Après avoir obtenu un poste de professeure à l’Université de Montréal en 2012, elle a reçu du financement pour soutenir ses différents travaux. «Je n’ai pas reçu de financement pour faire cette recherche; j’ai pris des risques et gratté mes fonds de tiroir», remarque-t-elle. Mais grâce, entre autres, à sa chaire de recherche, elle a pu amasser les fonds nécessaires pour vérifier son hypothèse.

À partir de 2018, Sophie Breton et ses collègues Xavier Roucou, de l’Université de Sherbrooke, Christian Landry, de l’Université Laval, et Annie Angers, de l’UdeM, de même qu’une équipe d’étudiants et étudiantes (Laura Kienzle, Stefano Bettinazzi, et Thierry Choquette) ont entrepris des recherches en laboratoire sur le sujet. «Ça a été beaucoup de biochimie, de physiologie, de microscopie, d’analyses bio-informatiques. On n’a pas utilisé d’outils comme CRISPR, mais ça pourrait être intéressant de le faire un jour, pour voir ce qui arrive lorsqu’on empêche les gènes cachés de s’exprimer», suggère Mme Breton. Les gènes cachés, en effet, puisque l’équipe a révélé l’existence d’un deuxième gène caché, qui fera l’objet d’une autre publication au courant de l’année.  

Une découverte qui bouscule

La découverte de Mme Breton et de son équipe remet en question plusieurs certitudes. «Dans le domaine fondamental, il va falloir repenser certaines choses», note-t-elle. D’ailleurs, les réactions à son article sont tranchées. «On ébranle un peu les fondations.

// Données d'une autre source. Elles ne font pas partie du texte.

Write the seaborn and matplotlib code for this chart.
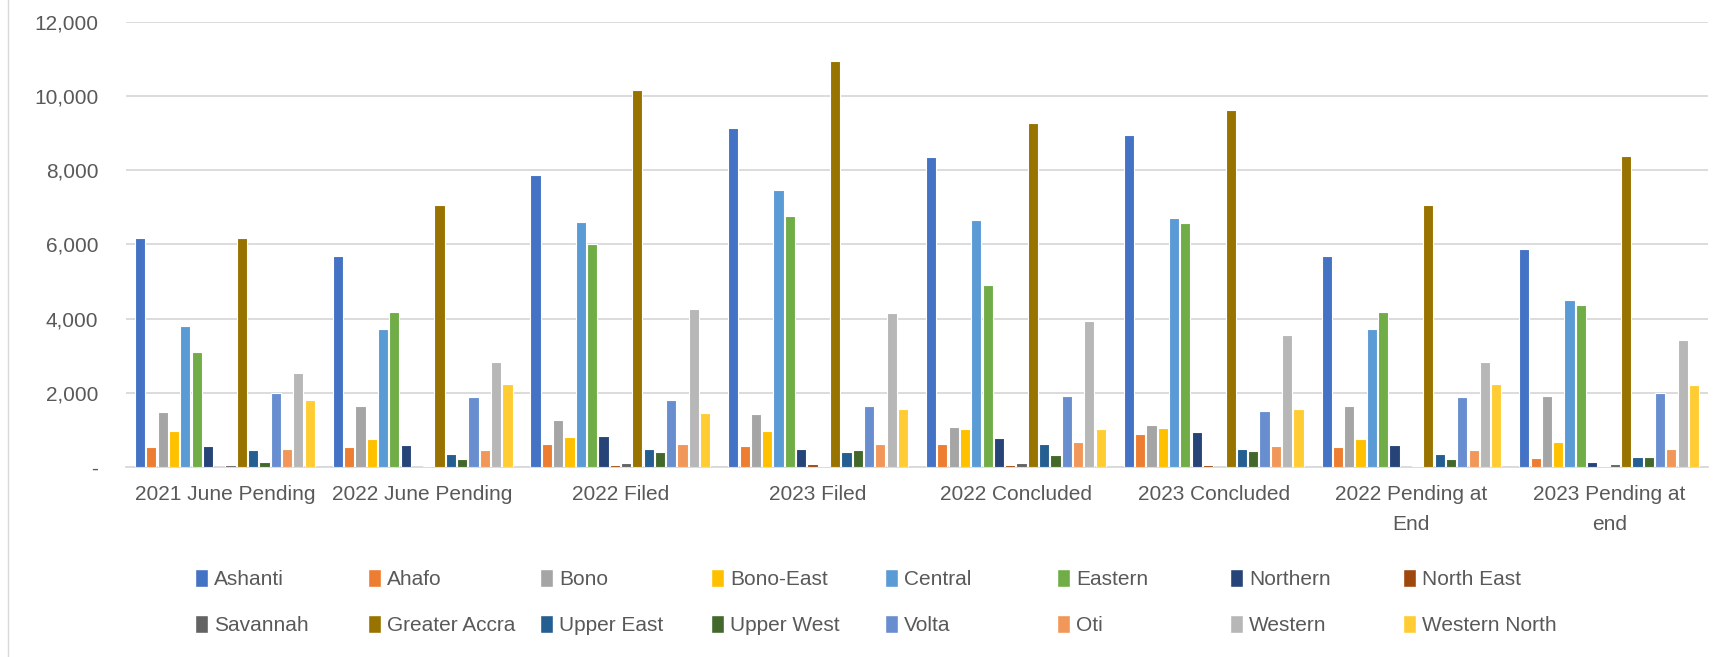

Sur Twitter, on se fait encenser et critiquer!»  

Cette découverte ouvre la porte à des applications directes pour mieux comprendre et traiter certaines maladies comme le diabète, le Parkinson et l’Alzheimer ou certains types de cancer qui sont liés aux mitochondries. Dans certains cas, les scientifiques ne comprenaient pas les liens entre une mutation synonyme, ou silencieuse, c’est-à-dire qui ne change pas la protéine, et une maladie. «Mais il se peut que la mutation ne soit pas silencieuse dans le gène caché, qu’elle change la protéine, ce qui permettrait d’expliquer certaines de ces observations énigmatiques», poursuit-elle. Mieux comprendre ces gènes cachés, c’est aussi explorer d’autres cibles thérapeutiques potentielles pour mieux traiter ou guérir ces maladies.  

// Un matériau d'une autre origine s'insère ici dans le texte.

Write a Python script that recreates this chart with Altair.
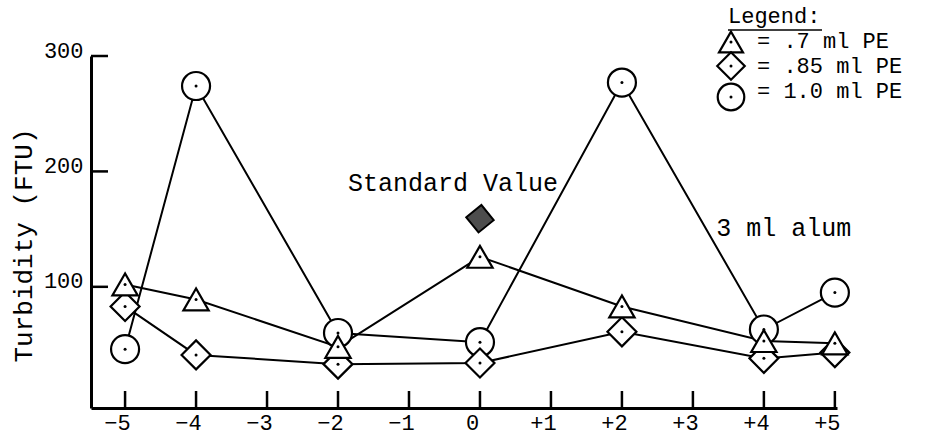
import altair as alt
import pandas as pd

# Turbidity readings (FTU) for each polyelectrolyte dose, 3 ml alum
dose_offsets = [-5, -4, -2, 0, 2, 4, 5]
pe_07 = [102, 89, 48, 126, 83, 53, 51]
pe_085 = [83, 41, 33, 34, 61, 38, 43]
pe_10 = [46, 274, 60, 52, 277, 63, 95]

series_names = [".7 ml PE", ".85 ml PE", "1.0 ml PE"]
series_shapes = ["triangle-up", "diamond", "circle"]
series_sizes = [640, 840, 784]

standard_x = [0]
standard_y = [159]

x_ticks = [-5, -4, -3, -2, -1, 0, 1, 2, 3, 4, 5]
y_ticks = [100, 200, 300]

FONT = "Liberation Mono"
W, H = 746, 352

rows = []
for name, vals in zip(series_names, [pe_07, pe_085, pe_10]):
    for xv, yv in zip(dose_offsets, vals):
        rows.append({"series": name, "offset": xv, "turbidity": yv})
df = pd.DataFrame(rows)

xscale = alt.Scale(domain=[-5.48, 5.03], nice=False, zero=False)
yscale = alt.Scale(domain=[-5, 300], nice=False, zero=False)

x_axis = alt.Axis(
    values=x_ticks, ticks=False, grid=False, domainColor="black", domainWidth=3,
    labelExpr="datum.value > 0 ? '+' + datum.value : (datum.value < 0 ? '\u2212' + abs(datum.value) : '0')",
    labelFont=FONT, labelFontSize=22, labelColor="black", labelOffset=-8, labelPadding=4,
    title=None,
)
y_axis = alt.Axis(
    values=y_ticks, ticks=False, grid=False, domainColor="black", domainWidth=3,
    labelFont=FONT, labelFontSize=22, labelColor="black", labelOffset=-6, labelPadding=8,
    title="Turbidity (FTU)", titleFont=FONT, titleFontSize=26, titleFontWeight="normal",
    titleColor="black", titleAngle=270, titleX=-68, titleY=189,
    titleAlign="center", titleBaseline="middle",
)


def xenc(field):
    return alt.X(field, scale=xscale, axis=x_axis)


def yenc(field):
    return alt.Y(field, scale=yscale, axis=y_axis)


# connecting lines for all three doses
lines = alt.Chart(df).mark_line(color="black", strokeWidth=2).encode(
    x=xenc("offset:Q"),
    y=yenc("turbidity:Q"),
    detail="series:N",
)

# inward-pointing tick marks
x_tick_marks = alt.Chart(pd.DataFrame({"t": x_ticks})).mark_rule(
    color="black", strokeWidth=2.5
).encode(
    x=xenc("t:Q"),
    y=alt.value(H),
    y2=alt.value(H - 17),
)
y_tick_marks = alt.Chart(pd.DataFrame({"t": y_ticks})).mark_rule(
    color="black", strokeWidth=2.5
).encode(
    y=yenc("t:Q"),
    x=alt.value(0),
    x2=alt.value(17),
)

layers = [lines, x_tick_marks, y_tick_marks]

# hollow markers with a centre dot; circles drawn first, triangles on top
for idx in [2, 1, 0]:
    sub = df[df["series"] == series_names[idx]]
    layers.append(
        alt.Chart(sub).mark_point(
            shape=series_shapes[idx], size=series_sizes[idx], filled=True,
            fill="white", stroke="black", strokeWidth=2.2, opacity=1,
        ).encode(x=xenc("offset:Q"), y=yenc("turbidity:Q"))
    )
    layers.append(
        alt.Chart(sub).mark_point(
            shape="circle", size=9, filled=True, color="black", opacity=1
        ).encode(x=xenc("offset:Q"), y=yenc("turbidity:Q"))
    )

std_df = pd.DataFrame({"offset": standard_x, "turbidity": standard_y})
layers.append(
    alt.Chart(std_df).mark_point(
        shape="diamond", size=760, filled=True, fill="#4d4d4d",
        stroke="black", strokeWidth=2, opacity=1, angle=6,
    ).encode(x=xenc("offset:Q"), y=yenc("turbidity:Q"))
)

# annotations
notes = pd.DataFrame({
    "offset": [-0.38, 4.28],
    "turbidity": [190, 151],
    "note": ["Standard Value", "3 ml alum"],
})
layers.append(
    alt.Chart(notes).mark_text(
        font=FONT, fontSize=25, color="black", align="center", baseline="middle"
    ).encode(x=xenc("offset:Q"), y=yenc("turbidity:Q"), text="note:N")
)

# legend block drawn in the upper right
LX0 = 637
layers.append(
    alt.Chart(pd.DataFrame({"t": ["Legend:"]})).mark_text(
        font=FONT, fontSize=22, color="black", align="left", baseline="middle"
    ).encode(x=alt.value(LX0), y=alt.value(16 - 56), text="t:N")
)
layers.append(
    alt.Chart(pd.DataFrame({"t": ["Legend:"]})).mark_rule(
        color="black", strokeWidth=1.5
    ).encode(x=alt.value(LX0), x2=alt.value(LX0 + 94), y=alt.value(30 - 56))
)
legend_text_y = [41, 66, 91]
legend_sym_y = [42, 66, 97]
for i, name in enumerate(series_names):
    leg = pd.DataFrame({"label": ["=  " + name]})
    sx, sy = 731 - 91, legend_sym_y[i] - 56
    layers.append(
        alt.Chart(leg).mark_point(
            shape=series_shapes[i], size=series_sizes[i] * 0.9, filled=True,
            fill="white", stroke="black", strokeWidth=2.2, opacity=1,
        ).encode(x=alt.value(sx), y=alt.value(sy))
    )
    layers.append(
        alt.Chart(leg).mark_point(
            shape="circle", size=9, filled=True, color="black", opacity=1
        ).encode(x=alt.value(sx), y=alt.value(sy))
    )
    layers.append(
        alt.Chart(leg).mark_text(
            font=FONT, fontSize=22, color="black", align="left", baseline="middle"
        ).encode(
            x=alt.value(757 - 91), y=alt.value(legend_text_y[i] - 56), text="label:N"
        )
    )

chart = alt.layer(*layers).properties(
    width=W,
    height=H,
    autosize=alt.AutoSizeParams(type="none"),
    padding={"left": 91, "top": 56, "right": 110, "bottom": 36},
    background="white",
).configure_view(stroke=None)

chart.save("out.html", embed_options={"renderer": "svg", "actions": False})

Sophie Breton espère poursuivre les recherches dans ce domaine en collaboration avec des collègues de différentes disciplines. Elle a d’ailleurs fait des demandes de subventions auprès des Instituts de recherche en santé du Canada (IRSC). «Nous aimerions mieux cerner les fonctions du gène qu’on vient de découvrir», souhaite-t-elle. 

De véritables centrales énergétiques

L’ADN mitochondrial est l’ADN contenu dans les mitochondries, qui sont de véritables centrales énergétiques pour les cellules. «Ces centrales énergétiques ont un tout petit ADN. C’est un élément génétique supplémentaire à l’ADN de notre noyau», résume Mme Breton. L’ADN mitochondrial, qui possède 37 gènes seulement, est transmis par notre mère et code des éléments clés dans les mitochondries, nécessaires à la production d’énergie.